Amorphous Cu–W Alloys As Stable and Efficient Electrocatalysts for Hydrogen Evolution

Cu and W are completely immiscible in equilibrium conditions, and neither of them is a good catalytic element for the electrochemical hydrogen evolution reaction (HER) due to their hydrogen adsorption Gibbs free energy (Delta G H) being too positive or negative, respectively. However, the combination of Cu with W could potentially result in a moderate Delta G H. In this study, a series of binary amorphous Cu-W alloys are fabricated via a magnetron sputtering method. The optimal HER catalytic performance is demonstrated when the nominal component is Cu50W50, showing an overpotential of only 65 mV at 10 mA cm(-2 )in 1 M KOH. Accordingly, density functional theory calculations show that the amorphous Cu50W50 alloy has a close-to-zero Delta G H compared to the pure Cu and W metals, accounting for its HER activity.

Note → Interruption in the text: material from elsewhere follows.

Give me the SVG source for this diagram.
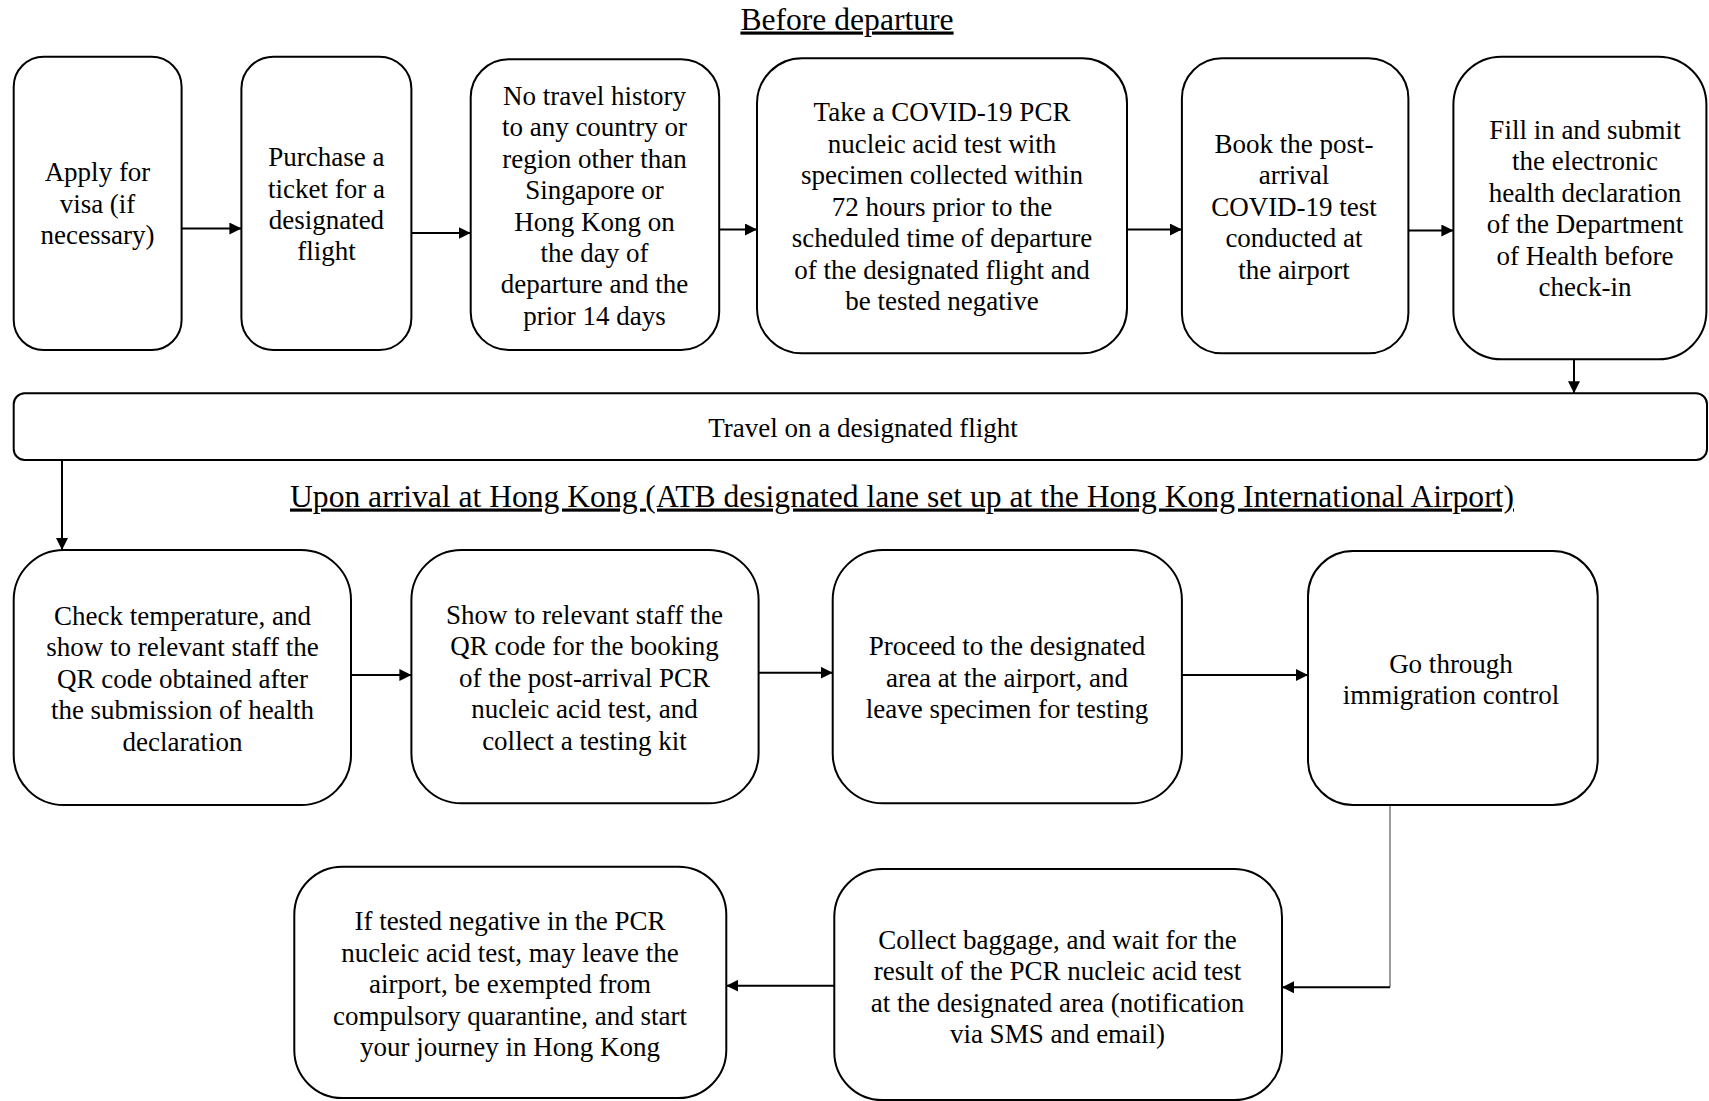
<svg xmlns="http://www.w3.org/2000/svg" width="1709" height="1101" viewBox="0 0 1709 1101">
<defs>
<style>
.box{fill:#fff;stroke:#000;stroke-width:2}
.t{font-family:"Liberation Serif","Times New Roman",serif;font-size:27px;fill:#000;text-anchor:middle}
.h{font-family:"Liberation Serif","Times New Roman",serif;font-size:31.6px;fill:#000;text-anchor:middle;text-decoration:underline;text-decoration-skip-ink:none}
.c{fill:none;stroke:#000;stroke-width:2}
.thin{fill:none;stroke:#666;stroke-width:1.3}
</style>
<marker id="ah" markerUnits="userSpaceOnUse" markerWidth="12" markerHeight="12" refX="12" refY="6" orient="auto">
<path d="M0,0 L12,6 L0,12 z" fill="#000"/>
</marker>
</defs>
<rect width="1709" height="1101" fill="#fff"/>
<g id="titles">
<text class="h" x="847" y="29.5">Before departure</text>
<text class="h" x="902" y="506.5">Upon arrival at Hong Kong (ATB designated lane set up at the Hong Kong International Airport)</text>
</g>
<g id="connectors">
<line class="c" x1="181.6" y1="228.5" x2="241.4" y2="228.5" marker-end="url(#ah)"/>
<line class="c" x1="411.4" y1="233" x2="470.7" y2="233" marker-end="url(#ah)"/>
<line class="c" x1="719.2" y1="229.5" x2="757" y2="229.5" marker-end="url(#ah)"/>
<line class="c" x1="1127" y1="229.5" x2="1181.9" y2="229.5" marker-end="url(#ah)"/>
<line class="c" x1="1408.4" y1="230.5" x2="1453.4" y2="230.5" marker-end="url(#ah)"/>
<line class="c" x1="1574" y1="359.3" x2="1574" y2="393.3" marker-end="url(#ah)"/>
<line class="c" x1="62" y1="460" x2="62" y2="550" marker-end="url(#ah)"/>
<line class="c" x1="351" y1="675" x2="411.4" y2="675" marker-end="url(#ah)"/>
<line class="c" x1="758.6" y1="672.7" x2="832.7" y2="672.7" marker-end="url(#ah)"/>
<line class="c" x1="1181.9" y1="675" x2="1308" y2="675" marker-end="url(#ah)"/>
<line class="thin" x1="1390" y1="805" x2="1390" y2="987.3"/>
<line class="c" x1="1390" y1="987.3" x2="1282" y2="987.3" marker-end="url(#ah)"/>
<line class="c" x1="834.3" y1="985.7" x2="726.3" y2="985.7" marker-end="url(#ah)"/>
</g>
<g id="n1">
<rect class="box" x="13.7" y="56.7" width="167.9" height="293.3" rx="30"/>
<text class="t"><tspan x="97.5" y="181">Apply for</tspan><tspan x="97.5" y="212.5">visa (if</tspan><tspan x="97.5" y="244">necessary)</tspan></text>
</g>
<g id="n2">
<rect class="box" x="241.4" y="56.7" width="170" height="293.3" rx="32"/>
<text class="t"><tspan x="326.4" y="166">Purchase a</tspan><tspan x="326.4" y="197.5">ticket for a</tspan><tspan x="326.4" y="228.5">designated</tspan><tspan x="326.4" y="259.7">flight</tspan></text>
</g>
<g id="n3">
<rect class="box" x="470.7" y="59.3" width="248.5" height="290.7" rx="38"/>
<text class="t"><tspan x="594.5" y="105">No travel history</tspan><tspan x="594.5" y="136.4">to any country or</tspan><tspan x="594.5" y="167.8">region other than</tspan><tspan x="594.5" y="199.2">Singapore or</tspan><tspan x="594.5" y="230.6">Hong Kong on</tspan><tspan x="594.5" y="262">the day of</tspan><tspan x="594.5" y="293.4">departure and the</tspan><tspan x="594.5" y="324.8">prior 14 days</tspan></text>
</g>
<g id="n4">
<rect class="box" x="757" y="58.3" width="370" height="295" rx="45"/>
<text class="t"><tspan x="942" y="121.3">Take a COVID-19 PCR</tspan><tspan x="942" y="152.8">nucleic acid test with</tspan><tspan x="942" y="184.3">specimen collected within</tspan><tspan x="942" y="215.8">72 hours prior to the</tspan><tspan x="942" y="247.3">scheduled time of departure</tspan><tspan x="942" y="278.8">of the designated flight and</tspan><tspan x="942" y="310.3">be tested negative</tspan></text>
</g>
<g id="n5">
<rect class="box" x="1181.9" y="58.3" width="226.5" height="295" rx="40"/>
<text class="t"><tspan x="1294" y="152.9">Book the post-</tspan><tspan x="1294" y="184.4">arrival</tspan><tspan x="1294" y="215.9">COVID-19 test</tspan><tspan x="1294" y="247.4">conducted at</tspan><tspan x="1294" y="278.9">the airport</tspan></text>
</g>
<g id="n6">
<rect class="box" x="1453.4" y="56.7" width="253" height="302.6" rx="48"/>
<text class="t"><tspan x="1585" y="138.7">Fill in and submit</tspan><tspan x="1585" y="170.2">the electronic</tspan><tspan x="1585" y="201.7">health declaration</tspan><tspan x="1585" y="233.2">of the Department</tspan><tspan x="1585" y="264.7">of Health before</tspan><tspan x="1585" y="296.2">check-in</tspan></text>
</g>
<g id="flight">
<rect class="box" x="13.7" y="393.3" width="1693.3" height="66.7" rx="11"/>
<text class="t" x="863" y="437">Travel on a designated flight</text>
</g>
<g id="a1">
<rect class="box" x="13.7" y="550" width="337.3" height="255" rx="50"/>
<text class="t"><tspan x="182.5" y="624.8">Check temperature, and</tspan><tspan x="182.5" y="656.3">show to relevant staff the</tspan><tspan x="182.5" y="687.8">QR code obtained after</tspan><tspan x="182.5" y="719.3">the submission of health</tspan><tspan x="182.5" y="750.8">declaration</tspan></text>
</g>
<g id="a2">
<rect class="box" x="411.4" y="550" width="347.2" height="253.3" rx="50"/>
<text class="t"><tspan x="584.5" y="623.7">Show to relevant staff the</tspan><tspan x="584.5" y="655.2">QR code for the booking</tspan><tspan x="584.5" y="686.7">of the post-arrival PCR</tspan><tspan x="584.5" y="718.2">nucleic acid test, and</tspan><tspan x="584.5" y="749.7">collect a testing kit</tspan></text>
</g>
<g id="a3">
<rect class="box" x="832.7" y="550" width="349.2" height="253.3" rx="50"/>
<text class="t"><tspan x="1007" y="655.3">Proceed to the designated</tspan><tspan x="1007" y="686.8">area at the airport, and</tspan><tspan x="1007" y="718.3">leave specimen for testing</tspan></text>
</g>
<g id="a4">
<rect class="box" x="1308" y="551" width="289.7" height="254" rx="45"/>
<text class="t"><tspan x="1451" y="672.7">Go through</tspan><tspan x="1451" y="704.2">immigration control</tspan></text>
</g>
<g id="a5">
<rect class="box" x="834.3" y="869" width="447.7" height="231" rx="48"/>
<text class="t"><tspan x="1057.5" y="948.5">Collect baggage, and wait for the</tspan><tspan x="1057.5" y="980">result of the PCR nucleic acid test</tspan><tspan x="1057.5" y="1011.5">at the designated area (notification</tspan><tspan x="1057.5" y="1043">via SMS and email)</tspan></text>
</g>
<g id="a6">
<rect class="box" x="294.3" y="866.7" width="432" height="231.3" rx="48"/>
<text class="t"><tspan x="510" y="930">If tested negative in the PCR</tspan><tspan x="510" y="961.5">nucleic acid test, may leave the</tspan><tspan x="510" y="993">airport, be exempted from</tspan><tspan x="510" y="1024.5">compulsory quarantine, and start</tspan><tspan x="510" y="1056">your journey in Hong Kong</tspan></text>
</g>
</svg>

In addition, the amorphous Cu50W50 alloy shows no obvious degradation at 100 mA cm-2 for 200 h, highlighting its long-term durability. This work provides a versatile strategy for the preparation of amorphous alloys with completely immiscible components and insights into the compositional design of nonprecious metal electrocatalysts for widespread applications.